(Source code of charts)
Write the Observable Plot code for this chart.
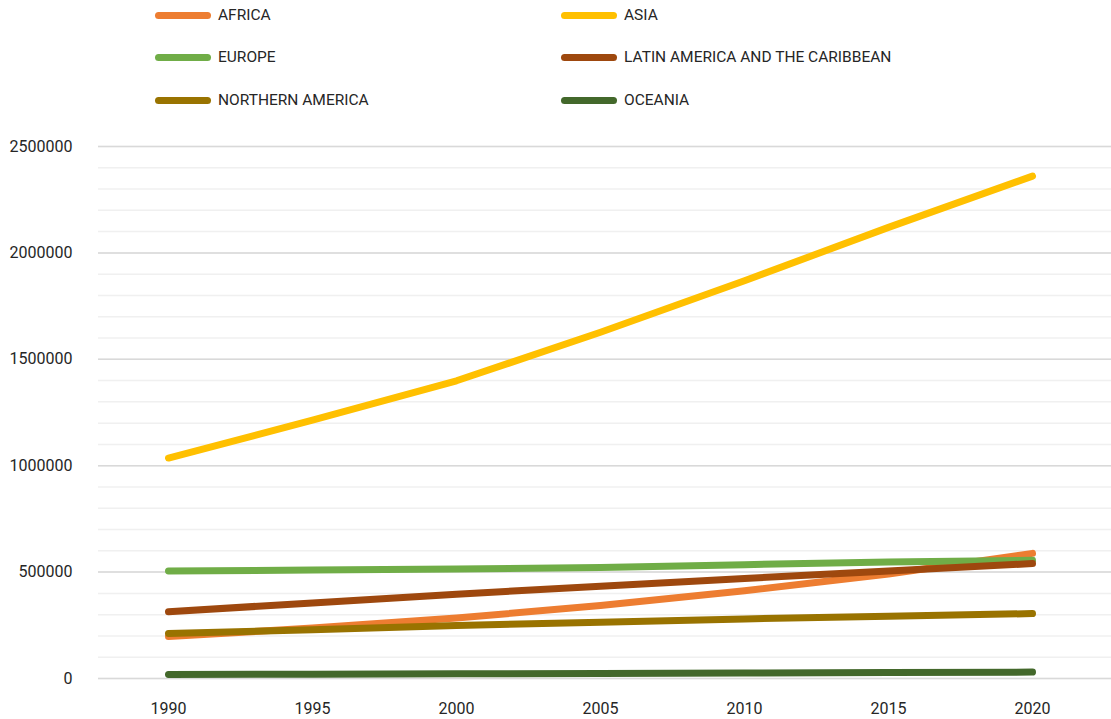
<!DOCTYPE html>
<html>
<head>
<meta charset="utf-8">
<script src="https://cdn.jsdelivr.net/npm/d3@7"></script>
<script src="https://cdn.jsdelivr.net/npm/@observablehq/plot@0.6"></script>
<style>
  html, body { margin: 0; padding: 0; background: #fff; }
  body { width: 1111px; height: 719px; overflow: hidden; font-family: Roboto, "Liberation Sans", sans-serif; }
  #legend { position: relative; width: 1111px; height: 125px; }
  .item { position: absolute; display: flex; align-items: center; height: 20px; font-size: 15.5px; color: #262626; }
  .sw { width: 56px; height: 7px; border-radius: 4px; margin-right: 7px; }
  svg { display: block; }
</style>
</head>
<body>
<div id="legend"></div>
<div id="chart"></div>
<script>
const years = [1990, 1995, 2000, 2005, 2010, 2015, 2020];
const regions = ["AFRICA", "ASIA", "EUROPE", "LATIN AMERICA AND THE CARIBBEAN", "NORTHERN AMERICA", "OCEANIA"];
const colors = ["#ED7D31", "#FFC000", "#70AD47", "#9E480E", "#997300", "#43682B"];
const africa   = [197000, 237000, 284000, 343000, 412000, 491000, 588000];
const asia     = [1036000, 1214000, 1399000, 1627000, 1869000, 2120000, 2361000];
const europe   = [505000, 510000, 514000, 522000, 535000, 547000, 556000];
const latam    = [314000, 355000, 396000, 434000, 470000, 505000, 540000];
const northAm  = [212000, 229000, 249000, 264000, 280000, 293000, 305000];
const oceania  = [19000, 20500, 22000, 24000, 26000, 28000, 30000];
const yTicks = [0, 500000, 1000000, 1500000, 2000000, 2500000];
const minorTicks = d3.range(0, 2500001, 100000);

const series = [africa, asia, europe, latam, northAm, oceania];
const data = [];
regions.forEach((r, i) => years.forEach((y, j) => data.push({region: r, year: y, value: series[i][j]})));

// legend
const legend = document.getElementById("legend");
const pos = [[155, 5], [561, 5], [155, 47], [561, 47], [155, 90], [561, 90]];
regions.forEach((r, i) => {
  const d = document.createElement("div");
  d.className = "item";
  d.style.left = pos[i][0] + "px";
  d.style.top = pos[i][1] + "px";
  d.innerHTML = `<span class="sw" style="background:${colors[i]}"></span><span>${r}</span>`;
  legend.appendChild(d);
});

const chart = Plot.plot({
  width: 1111,
  height: 594,
  marginLeft: 98,
  marginRight: 0,
  marginTop: 21,
  marginBottom: 41,
  style: {fontFamily: "Roboto, sans-serif", fontSize: "16px", color: "#262626", background: "#fff", overflow: "visible"},
  x: {type: "point", domain: years, range: [168, 1032], padding: 0},
  y: {domain: [0, 2500000]},
  color: {domain: regions, range: colors},
  marks: [
    Plot.ruleY(minorTicks, {stroke: "#f0f0f0", strokeWidth: 1.5}),
    Plot.ruleY(yTicks, {stroke: "#d9d9d9", strokeWidth: 1.5}),
    Plot.axisY({ticks: yTicks, tickSize: 0, tickPadding: 26, tickFormat: d => String(d), label: null, fill: "#262626", fontSize: 16}),
    Plot.axisX({tickSize: 0, tickPadding: 24, tickFormat: d => String(d), label: null, fill: "#262626", fontSize: 16}),
    Plot.line(data, {x: "year", y: "value", z: "region", stroke: "region", strokeWidth: 7, strokeLinecap: "round", strokeLinejoin: "round"})
  ]
});
document.getElementById("chart").appendChild(chart);
</script>
</body>
</html>
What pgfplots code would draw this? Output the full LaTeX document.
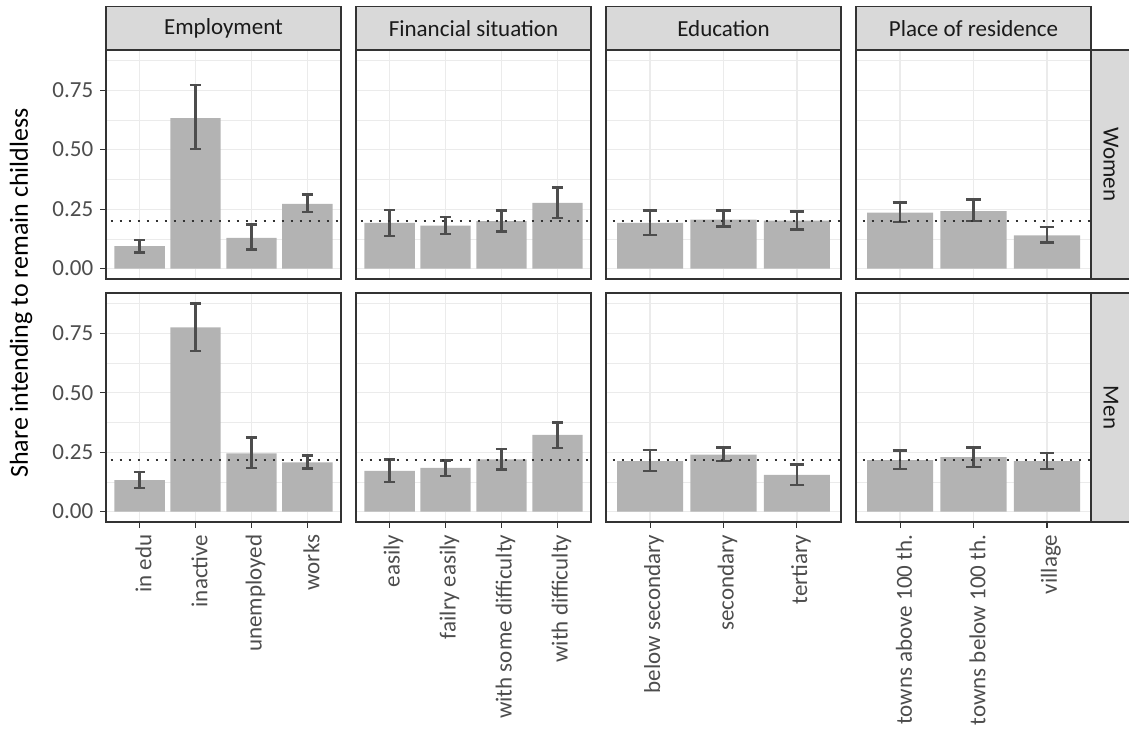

== DESCRIPTION OF THE TASK ==
From the material above, copy everything exactly but the pictures.

== COMPLETED EXERCISE ==
Write the Observable Plot code for this chart.
<!DOCTYPE html>
<html>
<head>
<meta charset="utf-8">
<script src="https://cdn.jsdelivr.net/npm/d3@7"></script>
<script src="https://cdn.jsdelivr.net/npm/@observablehq/plot@0.6"></script>
<style>
  html, body { margin: 0; padding: 0; background: #fff; }
  body { width: 1111px; height: 719px; overflow: hidden; font-family: Roboto, "Liberation Sans", sans-serif; }
  #legend { position: relative; width: 1111px; height: 125px; }
  .item { position: absolute; display: flex; align-items: center; height: 20px; font-size: 15.5px; color: #262626; }
  .sw { width: 56px; height: 7px; border-radius: 4px; margin-right: 7px; }
  svg { display: block; }
</style>
</head>
<body>
<div id="legend"></div>
<div id="chart"></div>
<script>
const years = [1990, 1995, 2000, 2005, 2010, 2015, 2020];
const regions = ["AFRICA", "ASIA", "EUROPE", "LATIN AMERICA AND THE CARIBBEAN", "NORTHERN AMERICA", "OCEANIA"];
const colors = ["#ED7D31", "#FFC000", "#70AD47", "#9E480E", "#997300", "#43682B"];
const africa   = [197000, 237000, 284000, 343000, 412000, 491000, 588000];
const asia     = [1036000, 1214000, 1399000, 1627000, 1869000, 2120000, 2361000];
const europe   = [505000, 510000, 514000, 522000, 535000, 547000, 556000];
const latam    = [314000, 355000, 396000, 434000, 470000, 505000, 540000];
const northAm  = [212000, 229000, 249000, 264000, 280000, 293000, 305000];
const oceania  = [19000, 20500, 22000, 24000, 26000, 28000, 30000];
const yTicks = [0, 500000, 1000000, 1500000, 2000000, 2500000];
const minorTicks = d3.range(0, 2500001, 100000);

const series = [africa, asia, europe, latam, northAm, oceania];
const data = [];
regions.forEach((r, i) => years.forEach((y, j) => data.push({region: r, year: y, value: series[i][j]})));

// legend
const legend = document.getElementById("legend");
const pos = [[155, 5], [561, 5], [155, 47], [561, 47], [155, 90], [561, 90]];
regions.forEach((r, i) => {
  const d = document.createElement("div");
  d.className = "item";
  d.style.left = pos[i][0] + "px";
  d.style.top = pos[i][1] + "px";
  d.innerHTML = `<span class="sw" style="background:${colors[i]}"></span><span>${r}</span>`;
  legend.appendChild(d);
});

const chart = Plot.plot({
  width: 1111,
  height: 594,
  marginLeft: 98,
  marginRight: 0,
  marginTop: 21,
  marginBottom: 41,
  style: {fontFamily: "Roboto, sans-serif", fontSize: "16px", color: "#262626", background: "#fff", overflow: "visible"},
  x: {type: "point", domain: years, range: [168, 1032], padding: 0},
  y: {domain: [0, 2500000]},
  color: {domain: regions, range: colors},
  marks: [
    Plot.ruleY(minorTicks, {stroke: "#f0f0f0", strokeWidth: 1.5}),
    Plot.ruleY(yTicks, {stroke: "#d9d9d9", strokeWidth: 1.5}),
    Plot.axisY({ticks: yTicks, tickSize: 0, tickPadding: 26, tickFormat: d => String(d), label: null, fill: "#262626", fontSize: 16}),
    Plot.axisX({tickSize: 0, tickPadding: 24, tickFormat: d => String(d), label: null, fill: "#262626", fontSize: 16}),
    Plot.line(data, {x: "year", y: "value", z: "region", stroke: "region", strokeWidth: 7, strokeLinecap: "round", strokeLinejoin: "round"})
  ]
});
document.getElementById("chart").appendChild(chart);
</script>
</body>
</html>
What pgfplots code would draw this? Output the full LaTeX document.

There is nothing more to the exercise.